A contundência chama a atenção quando considerado o contexto. Na virada dos anos 1970 para os 1980, a censura exibia menos rigor, mas o país ainda vivia sob a ditadura. 

Filha mais velha do cineasta baiano, a produtora e diretora Paloma Rocha, trouxe o Glauber da TV para os dias de hoje. Lança em agosto na Cine Brasil TV a série “Antena da Raça”, que intercala as participações do pai na Tupi e as gravações conduzidas pela equipe dela ao longo do ano passado. 

Dessa produção recente, há entrevistas com nomes como o diretor de teatro José Celso Martinez Corrêa e o ex-ministro da Cultura Juca Ferreira. 

No entanto, como havia feito Glauber, Paloma privilegia as participações de anônimos em rodoviárias, aldeias indígenas, assentamentos de sem-terra.
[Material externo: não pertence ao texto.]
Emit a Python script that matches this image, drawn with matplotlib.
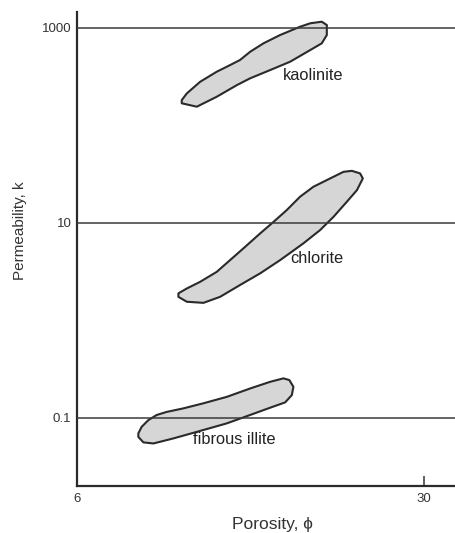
import numpy as np
import matplotlib
matplotlib.use("Agg")
import matplotlib.pyplot as plt
from matplotlib.patches import Polygon

plt.rcParams['font.family'] = ['Liberation Sans', 'DejaVu Sans']

# outlines of each clay field: porosity (%) and permeability (md)
kaolinite_phi = [13.24, 14.28, 15.66, 17.05, 17.97, 19.35, 20.73, 22.12, 22.92, 23.27,
                 23.27, 22.92, 22.12, 21.42, 20.04, 18.89, 17.97, 17.27, 16.58, 15.66,
                 14.51, 13.59, 13.24]
kaolinite_k = [168, 155, 196, 258, 303, 368, 448, 590, 692, 842,
               1066, 1153, 1110, 1024, 842, 692, 567, 467, 414, 354,
               279, 212, 181]

chlorite_phi = [13.01, 13.59, 14.74, 15.89, 17.27, 18.66, 20.04, 21.65, 22.81, 23.73,
                24.65, 25.35, 25.76, 25.57, 25.0, 24.42, 23.50, 22.34, 21.42, 20.50,
                19.58, 18.66, 17.50, 16.58, 15.66, 14.51, 13.59, 13.01]
chlorite_k = [1.74, 1.55, 1.51, 1.74, 2.30, 3.03, 4.14, 6.15, 8.43, 11.5,
              16.4, 21.6, 28.5, 32.1, 34.1, 33.3, 28.5, 23.4, 18.5, 13.5,
              10.2, 7.78, 5.46, 4.14, 3.14, 2.48, 2.12, 1.89]

illite_phi = [10.24, 10.59, 11.28, 12.66, 14.28, 16.35, 17.97, 19.35, 20.39, 20.85,
              20.96, 20.68, 20.27, 19.35, 17.97, 16.35, 14.74, 13.35, 12.20, 11.51,
              10.93, 10.47, 10.24]
illite_k = [0.0638, 0.0560, 0.0546, 0.0615, 0.0718, 0.0877, 0.107, 0.127, 0.144, 0.171,
            0.208, 0.244, 0.254, 0.234, 0.200, 0.164, 0.141, 0.125, 0.115, 0.107,
            0.0947, 0.0809, 0.0692]

labels = ["kaolinite", "chlorite", "fibrous illite"]
label_phi = [20.25, 20.75, 14.0]
label_k = [320, 4.3, 0.0605]

k_ticks = [0.1, 10, 1000]
k_ticklabels = ["0.1", "10", "1000"]
phi_ticks = [6, 30]

fig = plt.figure(figsize=(4.56, 5.33), dpi=100)
ax = fig.add_axes([77/456, 1 - 486/533, 1 - 77/456, (486 - 12)/533])
ax.set_yscale("log")
ax.set_xlim(6, 32.2)
ax.set_ylim(0.02, 1450)

for phi, k in [(kaolinite_phi, kaolinite_k), (chlorite_phi, chlorite_k), (illite_phi, illite_k)]:
    poly = Polygon(np.column_stack([phi, k]), closed=True, facecolor="#d6d6d6",
                   edgecolor="#2a2a2a", linewidth=1.5, joinstyle="round", zorder=2)
    ax.add_patch(poly)

# reference lines run across the shaded fields
for t in k_ticks:
    ax.axhline(t, color="#3a3a3a", linewidth=1.1, zorder=3)

for name, x, y in zip(labels, label_phi, label_k):
    ax.text(x, y, name, fontsize=11.8, color="#222222", va="center", ha="left", zorder=4)

ax.set_yticks(k_ticks)
ax.set_yticklabels(k_ticklabels)
ax.yaxis.set_minor_locator(matplotlib.ticker.NullLocator())
ax.set_xticks(phi_ticks)
ax.set_xticklabels([str(p) for p in phi_ticks])
ax.tick_params(axis="y", length=0, pad=4, labelsize=9.5, labelcolor="#333333")
ax.tick_params(axis="x", direction="in", length=7, width=1.1, pad=5,
               labelsize=9.5, labelcolor="#333333", color="#333333")

for side in ["top", "right"]:
    ax.spines[side].set_visible(False)
for side in ["left", "bottom"]:
    ax.spines[side].set_linewidth(1.6)
    ax.spines[side].set_color("#2a2a2a")

fig.text(272/456, 1 - 525/533, "Porosity, ϕ", fontsize=12.5, ha="center", va="center",
         color="#333333")
fig.text(20/456, 1 - 231/533, "Permeability, k", fontsize=11, ha="center", va="center",
         rotation=90, color="#333333")

plt.savefig("out.png", dpi=100)
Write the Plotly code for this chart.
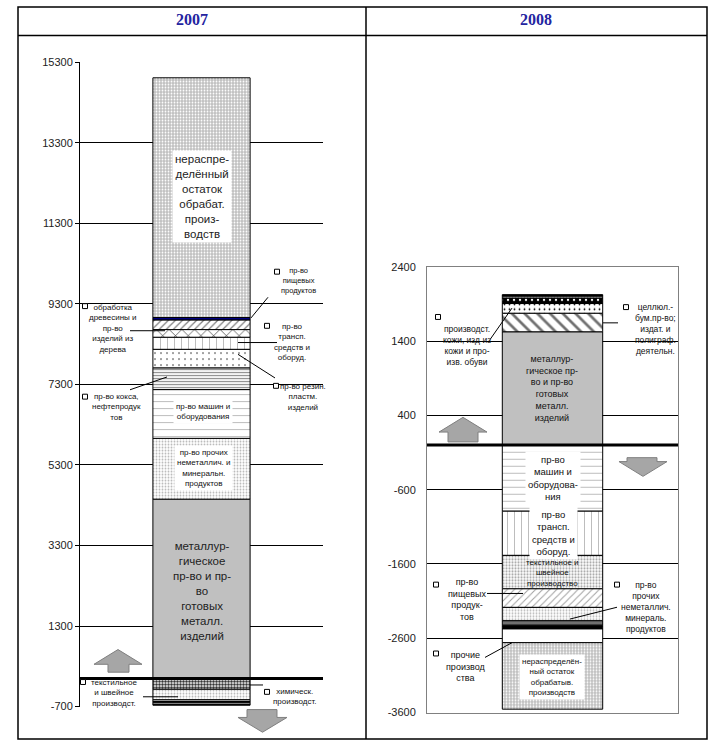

Aparecem ainda manifestações favoráveis e contrárias a Lula às vésperas da prisão do ex-presidente.   

“Essa angústia de querer filmar e comentar o que acontecia”, como descreve Paloma, surgiu em 2016, com o impeachment de Dilma Rousseff, um golpe na visão da diretora. 

Paralelamente, avançava o processo de restauração dos programas de Glauber na TV, depositados na Cinemateca Brasileira, em São Paulo. Paloma uniu os dois movimentos para dar origem a “Antena da Raça”, que aborda temas como a cultura indígena, os meios de comunicação e a relação do Brasil com os demais países.

Além da série, com 13 episódios, o projeto dará origem a um filme, codirigido por Luís Abramo. Deve ficar pronto em outubro para, daí em diante, percorrer festivais de cinema.